True if this is a tensor type

is_struct_type() bool[source]#

Check if this DataType represents a struct type.

Returns:

True if this is a struct type

Examples

>>> DataType.struct([("x", DataType.int64())]).is_struct_type()
True
>>> DataType.int64().is_struct_type()
False
is_map_type() bool[source]#

Check if this DataType represents a map type.

Returns:

True if this is a map type

Examples

>>> DataType.map(DataType.string(), DataType.int64()).is_map_type()
True
>>> DataType.int64().is_map_type()
False
is_nested_type() bool[source]#

Check if this DataType represents a nested type.
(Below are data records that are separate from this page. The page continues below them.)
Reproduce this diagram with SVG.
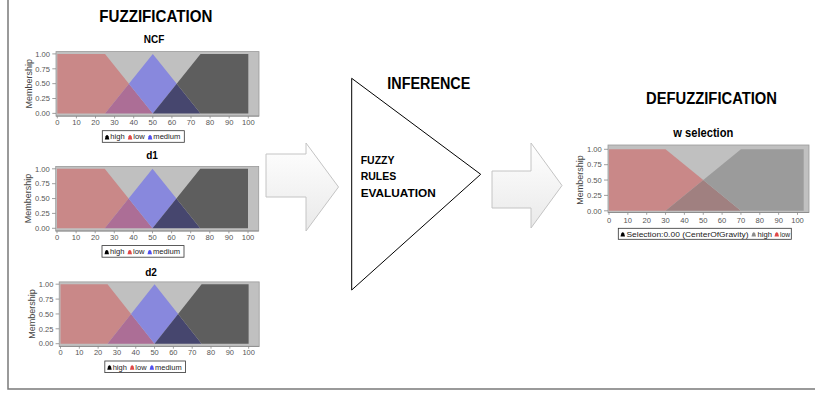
<svg xmlns="http://www.w3.org/2000/svg" width="815" height="394" viewBox="0 0 815 394">
<style>
.ttl{font-family:"Liberation Sans",Arial,sans-serif;font-weight:bold;fill:#000}
.ax{font-family:"Liberation Sans",Arial,sans-serif;font-size:7.6px;fill:#555}
.lg{font-family:"Liberation Sans",Arial,sans-serif;font-size:7.6px;fill:#222}
.mem{font-family:"Liberation Sans",Arial,sans-serif;font-size:9px;fill:#444}
.tk{stroke:#888;stroke-width:0.8;fill:none}
.arrow{fill:url(#ag);stroke:#c4c4c4;stroke-width:1}
</style>
<defs>
<linearGradient id="ag" x1="0" y1="0" x2="0" y2="1">
<stop offset="0" stop-color="#ffffff"/>
<stop offset="1" stop-color="#e9e9e9"/>
</linearGradient>
<path id="mk" d="M0,0 L0.8,-3.2 Q2.25,-5.6 3.7,-3.2 L4.5,0 Z"/>
<g id="yaxis">
<text class="ax" text-anchor="end" x="-7.3" y="2.7">0.00</text>
<text class="ax" text-anchor="end" x="-7.3" y="-12.2">0.25</text>
<text class="ax" text-anchor="end" x="-7.3" y="-27">0.50</text>
<text class="ax" text-anchor="end" x="-7.3" y="-41.9">0.75</text>
<text class="ax" text-anchor="end" x="-7.3" y="-56.8">1.00</text>
<path class="tk" d="M-5,0H-1.3M-5,-14.9H-1.3M-5,-29.75H-1.3M-5,-44.6H-1.3M-5,-59.5H-1.3"/>
</g>
<g id="mfplot">
<rect x="-1.3" y="-61.8" width="203" height="64.5" fill="#c0c0c0" stroke="#9a9a9a" stroke-width="0.8"/>
<polygon points="0,0 0,-59.5 47.75,-59.5 71.6,-29.75 47.75,0" fill="#c98888"/>
<polygon points="47.75,0 71.6,-29.75 95.5,0" fill="#ac6e96"/>
<polygon points="71.6,-29.75 95.5,-59.5 119.4,-29.75 95.5,0" fill="#8888dd"/>
<polygon points="95.5,0 119.4,-29.75 143.25,0" fill="#46466e"/>
<polygon points="119.4,-29.75 143.25,-59.5 191,-59.5 191,0 143.25,0" fill="#5e5e5e"/>
<use href="#yaxis"/>
<path class="tk" d="M-1.3,2.7H201.7M0,2.7V5M19.1,2.7V5M38.2,2.7V5M57.3,2.7V5M76.4,2.7V5M95.5,2.7V5M114.6,2.7V5M133.7,2.7V5M152.8,2.7V5M171.9,2.7V5M191,2.7V5"/>
<g class="ax" text-anchor="middle">
<text x="0" y="11.3">0</text><text x="19.1" y="11.3">10</text><text x="38.2" y="11.3">20</text><text x="57.3" y="11.3">30</text><text x="76.4" y="11.3">40</text><text x="95.5" y="11.3">50</text><text x="114.6" y="11.3">60</text><text x="133.7" y="11.3">70</text><text x="152.8" y="11.3">80</text><text x="171.9" y="11.3">90</text><text x="191" y="11.3">100</text>
</g>
<text class="mem" text-anchor="middle" transform="translate(-25.8,-29.75) rotate(-90)">Membership</text>
<rect x="45" y="17.3" width="82" height="11.6" fill="#fff" stroke="#333" stroke-width="0.8"/>
<use href="#mk" x="47.5" y="26" fill="#000"/>
<text class="lg" x="53" y="26">high</text>
<use href="#mk" x="70.5" y="26" fill="#e04848"/>
<text class="lg" x="76" y="26">low</text>
<use href="#mk" x="90.5" y="26" fill="#5050f0"/>
<text class="lg" x="96" y="26">medium</text>
</g>
</defs>

<path d="M8,0V389H815" fill="none" stroke="#7a7a7a" stroke-width="1.5"/>

<g id="fuzzification">
<text class="ttl" x="99.3" y="21.7" font-size="16.5" textLength="113" lengthAdjust="spacingAndGlyphs">FUZZIFICATION</text>
</g>

<g id="chart-ncf">
<text class="ttl" x="154" y="43.3" font-size="10" text-anchor="middle">NCF</text>
<use href="#mfplot" transform="translate(57.3,113.4)"/>
</g>

<g id="chart-d1">
<text class="ttl" x="152" y="159" font-size="10" text-anchor="middle">d1</text>
<use href="#mfplot" transform="translate(57,228.3)"/>
</g>

<g id="chart-d2">
<text class="ttl" x="151" y="276" font-size="10" text-anchor="middle">d2</text>
<use href="#mfplot" transform="translate(60.5,343.7) scale(0.985,1)"/>
</g>

<g id="inference">
<polygon points="351.7,78.3 351.7,290 480.7,174.3" fill="#fff" stroke="#000" stroke-width="1"/>
<text class="ttl" x="387.3" y="89.3" font-size="16" textLength="83" lengthAdjust="spacingAndGlyphs">INFERENCE</text>
<text class="ttl" x="360.7" y="163.6" font-size="10.5">FUZZY</text>
<text class="ttl" x="360.7" y="180" font-size="10.5">RULES</text>
<text class="ttl" x="360.7" y="196.7" font-size="10.5" textLength="75" lengthAdjust="spacingAndGlyphs">EVALUATION</text>
</g>

<g id="defuzzification">
<text class="ttl" x="646" y="104" font-size="16" textLength="131" lengthAdjust="spacingAndGlyphs">DEFUZZIFICATION</text>
<text class="ttl" x="703.3" y="136.7" font-size="12" text-anchor="middle" textLength="60" lengthAdjust="spacingAndGlyphs">w selection</text>
<g transform="translate(609,210.8)">
<rect x="-1" y="-65.8" width="201" height="67.5" fill="#c0c0c0" stroke="#9a9a9a" stroke-width="0.8"/>
<polygon points="0,0 0,-61.5 56.55,-61.5 94.25,-30.75 56.55,0" fill="#c98888"/>
<polygon points="56.55,0 94.25,-30.75 131.95,0" fill="#a08080"/>
<polygon points="94.25,-30.75 131.95,-61.5 194.7,-61.5 194.7,0 131.95,0" fill="#9b9b9b"/>
<g class="ax" text-anchor="end">
<text x="-7.3" y="2.7">0.00</text>
<text x="-7.3" y="-12.7">0.25</text>
<text x="-7.3" y="-28">0.50</text>
<text x="-7.3" y="-43.4">0.75</text>
<text x="-7.3" y="-58.8">1.00</text>
</g>
<path class="tk" d="M-5,0H-1M-5,-15.4H-1M-5,-30.75H-1M-5,-46.1H-1M-5,-61.5H-1"/>
<path class="tk" d="M-1,1.7H200M0,1.7V4M18.85,1.7V4M37.7,1.7V4M56.55,1.7V4M75.4,1.7V4M94.25,1.7V4M113.1,1.7V4M131.95,1.7V4M150.8,1.7V4M169.65,1.7V4M188.5,1.7V4"/>
<g class="ax" text-anchor="middle">
<text x="0" y="12">0</text><text x="18.85" y="12">10</text><text x="37.7" y="12">20</text><text x="56.55" y="12">30</text><text x="75.4" y="12">40</text><text x="94.25" y="12">50</text><text x="113.1" y="12">60</text><text x="131.95" y="12">70</text><text x="150.8" y="12">80</text><text x="169.65" y="12">90</text><text x="188.5" y="12">100</text>
</g>
<text class="mem" text-anchor="middle" transform="translate(-26,-30.75) rotate(-90)">Membership</text>
<rect x="9.3" y="17.5" width="173" height="11" fill="#fff" stroke="#333" stroke-width="0.8"/>
<use href="#mk" x="11.5" y="25.8" fill="#000"/>
<text class="lg" x="17.5" y="25.8" textLength="122" lengthAdjust="spacingAndGlyphs">Selection:0.00 (CenterOfGravity)</text>
<use href="#mk" x="142.5" y="25.8" fill="#8c8c8c"/>
<text class="lg" x="148.5" y="25.8">high</text>
<use href="#mk" x="165.5" y="25.8" fill="#e04848"/>
<text class="lg" x="171" y="25.8" textLength="10" lengthAdjust="spacingAndGlyphs">low</text>
</g>
</g>

<g id="connectors">
<polygon class="arrow" points="266,154 306,154 306,143 338.5,187 306,231 306,197 266,197"/>
<polygon class="arrow" points="492,171 531,171 531,143 562,185.5 531,228 531,208 492,208"/>
</g>
</svg>
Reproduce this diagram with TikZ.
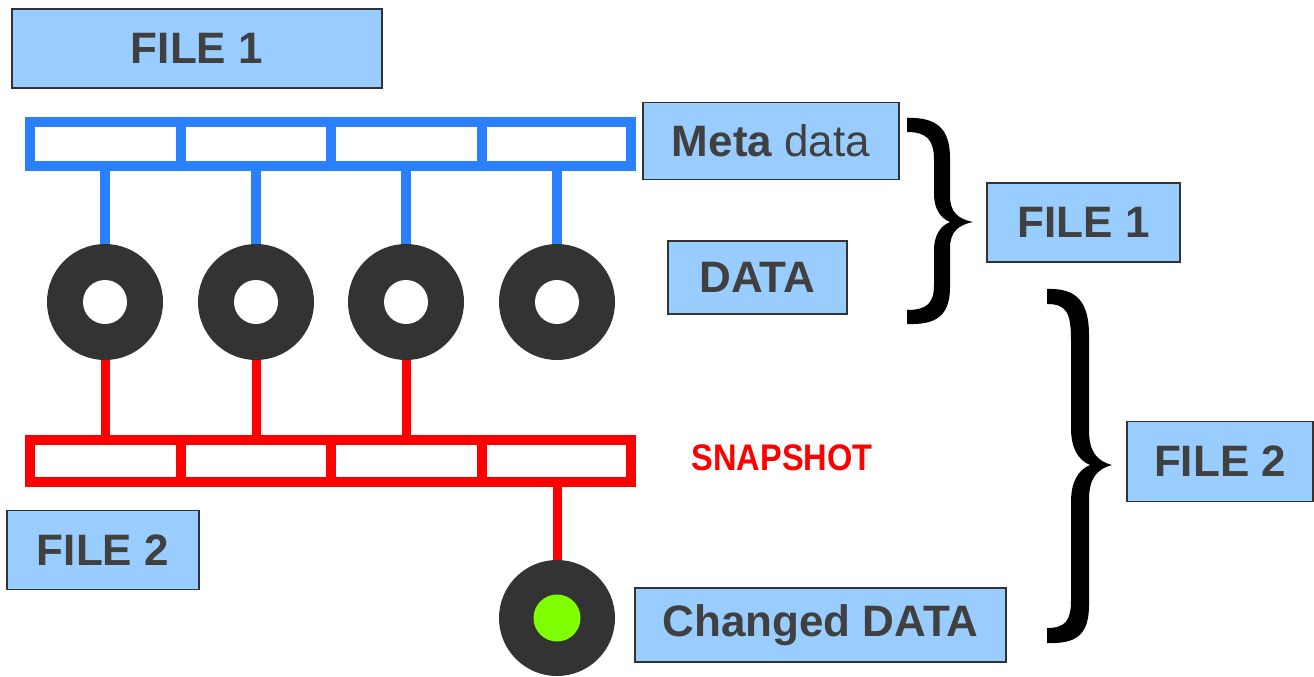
\documentclass[tikz,border=0pt]{standalone}
\usepackage{fontspec}
\setmainfont{Liberation Sans}
\definecolor{boxblue}{HTML}{99CCFF}
\definecolor{boxline}{HTML}{333333}
\definecolor{txtgray}{HTML}{404040}
\definecolor{barblue}{HTML}{2B80FF}
\definecolor{barred}{HTML}{FF0000}
\definecolor{dark}{HTML}{333333}
\definecolor{lime}{HTML}{80FF00}
\tikzset{
  lbl/.style={draw=boxline, fill=boxblue, line width=1.3pt, text=txtgray,
    font=\fontsize{44}{50}\selectfont\bfseries, inner sep=0pt},
  bluebar/.style={draw=barblue, line width=10pt, inner sep=0pt},
  redbar/.style={draw=barred, line width=10pt, inner sep=0pt},
  bluestem/.style={draw=barblue, line width=10pt},
  redstem/.style={draw=barred, line width=9pt},
  disk/.style={circle, fill=dark, minimum size=116pt, inner sep=0pt},
  hole/.style={circle, fill=white, minimum size=44pt, inner sep=0pt},
  greenhole/.style={circle, fill=lime, minimum size=47pt, inner sep=0pt},
  braceshape/.style={fill=black, draw=none},
}
\begin{document}
\begin{tikzpicture}[x=1pt,y=-1pt]
\useasboundingbox (0,0) rectangle (1314,677);

% label boxes
\node[lbl, minimum width=370pt, minimum height=79pt] (f1top) at (197,48.5) {FILE 1};
\node[lbl, minimum width=256pt, minimum height=77pt] (meta) at (771,141) {Meta \mdseries data};
\node[lbl, minimum width=179pt, minimum height=73pt] (data) at (757.5,277.5) {DATA};
\node[lbl, minimum width=193pt, minimum height=79pt] (f1r) at (1083.5,222.5) {FILE 1};
\node[lbl, minimum width=186pt, minimum height=80pt] (f2r) at (1220,461.5) {FILE 2};
\node[lbl, minimum width=192pt, minimum height=79pt] (f2l) at (103,550) {FILE 2};
\node[lbl, minimum width=371pt, minimum height=74pt] (chg) at (820.5,625) {Changed DATA};
\node[text=barred, font=\fontsize{37}{40}\selectfont\bfseries, xscale=0.88] (snap) at (782,458) {SNAPSHOT};

% metadata bar
\node[bluebar, minimum width=601pt, minimum height=44pt] (mbar) at (330.5,144) {};
\foreach \x in {180.5,331,481.5} \draw[bluestem] (\x,122) -- (\x,166);

% snapshot bar
\node[redbar, minimum width=601pt, minimum height=42pt] (sbar) at (330.5,461) {};
\foreach \x in {180.5,331,481.5} \draw[redstem, line width=10pt] (\x,440) -- (\x,482);

% data disks
\foreach \i/\x in {1/105,2/256,3/406,4/557} {
  \node[disk] (d\i) at (\x,302) {};
  \node[hole] (h\i) at (d\i) {};
  \draw[bluestem] (d\i.north) -- (d\i.north |- mbar.south);
}
\foreach \i in {1,2,3} \draw[redstem] (d\i.south) -- (d\i.south |- sbar.north);

% changed data disk
\node[disk] (d5) at (557,618) {};
\node[greenhole] (g5) at (d5) {};
\draw[redstem] (sbar.south -| d5) -- (d5.north);

% braces (filled outlines)
\fill[braceshape] (907,118) .. controls (936,117) and (950,128) .. (950,158) -- (950,196)
  .. controls (950,212) and (958,219) .. (973,222)
  .. controls (958,225) and (950,232) .. (950,248) -- (950,287)
  .. controls (950,316) and (936,325) .. (907,324) -- (907,310)
  .. controls (927,310) and (934,303) .. (934,285) -- (934,250)
  .. controls (934,236) and (940,226) .. (950,222)
  .. controls (940,218) and (934,208) .. (934,194) -- (934,160)
  .. controls (934,140) and (927,132) .. (907,132) -- cycle;
\fill[braceshape] (1047,289) .. controls (1075,288) and (1089,300) .. (1089,335) -- (1089,430)
  .. controls (1089,452) and (1097,461) .. (1112,465)
  .. controls (1097,469) and (1089,478) .. (1089,500) -- (1089,605)
  .. controls (1089,636) and (1075,644) .. (1047,643) -- (1047,628)
  .. controls (1066,628) and (1071,620) .. (1071,600) -- (1071,502)
  .. controls (1071,482) and (1078,470) .. (1090,465)
  .. controls (1078,460) and (1071,448) .. (1071,428) -- (1071,340)
  .. controls (1071,312) and (1066,304) .. (1047,304) -- cycle;
\end{tikzpicture}
\end{document}
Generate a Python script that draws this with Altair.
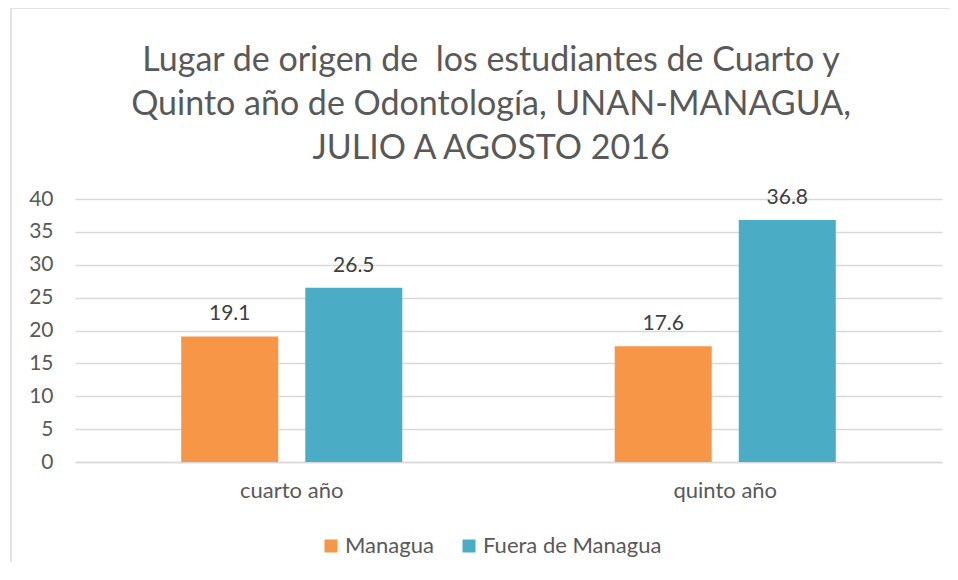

Nested types include: lists, structs, maps, unions

Returns:

True if this is any nested type

Examples

>>> DataType.list(DataType.int64()).is_nested_type()
True
>>> DataType.struct([("x", DataType.int64())]).is_nested_type()
True
>>> DataType.int64().is_nested_type()
False
is_numerical_type() bool[source]#

Check if this DataType represents a numerical type.

Numerical types support arithmetic operations and include: integers, floats, decimals

Returns:

True if this is a numerical type

Examples

>>> DataType.int64().is_numerical_type()
True
>>> DataType.float32().is_numerical_type()
True
>>> DataType.string().is_numerical_type()
False
is_string_type() bool[source]#

Check if this DataType represents a string type.

Includes: string, large_string, string_view

Returns:

True if this is a string type

Examples

>>> DataType.string().is_string_type()
True
>>> DataType.int64().is_string_type()
False
is_binary_type() bool[source]#

Check if this DataType represents a binary type.

Includes: binary, large_binary, binary_view, fixed_size_binary

Returns:

True if this is a binary type

Examples

>>> DataType.binary().is_binary_type()
True
>>> DataType.string().is_binary_type()
False
is_temporal_type() bool[source]#

Check if this DataType represents a temporal type.

Includes: date, time, timestamp, duration, interval

Returns:

True if this is a temporal type

Examples

>>> import pyarrow as pa
>>> DataType.from_arrow(pa.timestamp('s')).is_temporal_type()
True
>>> DataType.int64().is_temporal_type()
False
classmethod binary()#

Create a DataType representing variable-length binary data.

Returns:

A DataType with PyArrow binary type

Return type:

DataType

classmethod bool()#

Create a DataType representing a boolean value.

Returns:

A DataType with PyArrow bool type

Return type:

DataType

classmethod float32()#

Create a DataType representing a 32-bit floating point number.

Returns:

A DataType with PyArrow float32 type

Return type:

DataType

classmethod float64()#

Create a DataType representing a 64-bit floating point number.

Returns:

A DataType with PyArrow float64 type

Return type:

DataType

classmethod int16()#

Create a DataType representing a 16-bit signed integer.

Returns:

A DataType with PyArrow int16 type

Return type:

DataType

classmethod int32()#

Create a DataType representing a 32-bit signed integer.

Returns:

A DataType with PyArrow int32 type

Return type:

DataType

classmethod int64()#

Create a DataType representing a 64-bit signed integer.

Returns:

A DataType with PyArrow int64 type

Return type:

DataType

classmethod int8()#

Create a DataType representing an 8-bit signed integer.

Returns:

A DataType with PyArrow int8 type

Return type:

DataType

classmethod string()#

Create a DataType representing a variable-length string.

Returns:

A DataType with PyArrow string type

Return type:

DataType

classmethod uint16()#

Create a DataType representing a 16-bit unsigned integer.

Returns:

A DataType with PyArrow uint16 type

Return type:

DataType

classmethod uint32()#

Create a DataType representing a 32-bit unsigned integer.

Returns:

A DataType with PyArrow uint32 type

Return type:

DataType

classmethod uint64()#

Create a DataType representing a 64-bit unsigned integer.

Returns:

A DataType with PyArrow uint64 type

Return type:

DataType

classmethod uint8()#

Create a DataType representing an 8-bit unsigned integer.

Returns:

A DataType with PyArrow uint8 type

Return type:

DataType

Enumeration#

class ray.data.datatype.TypeCategory(value)[source]#

High-level categories of data types.

These categories correspond to groups of concrete data types. Use DataType.is_of(category) to check if a DataType belongs to a category.

PublicAPI (alpha): This API is in alpha and may change before becoming stable.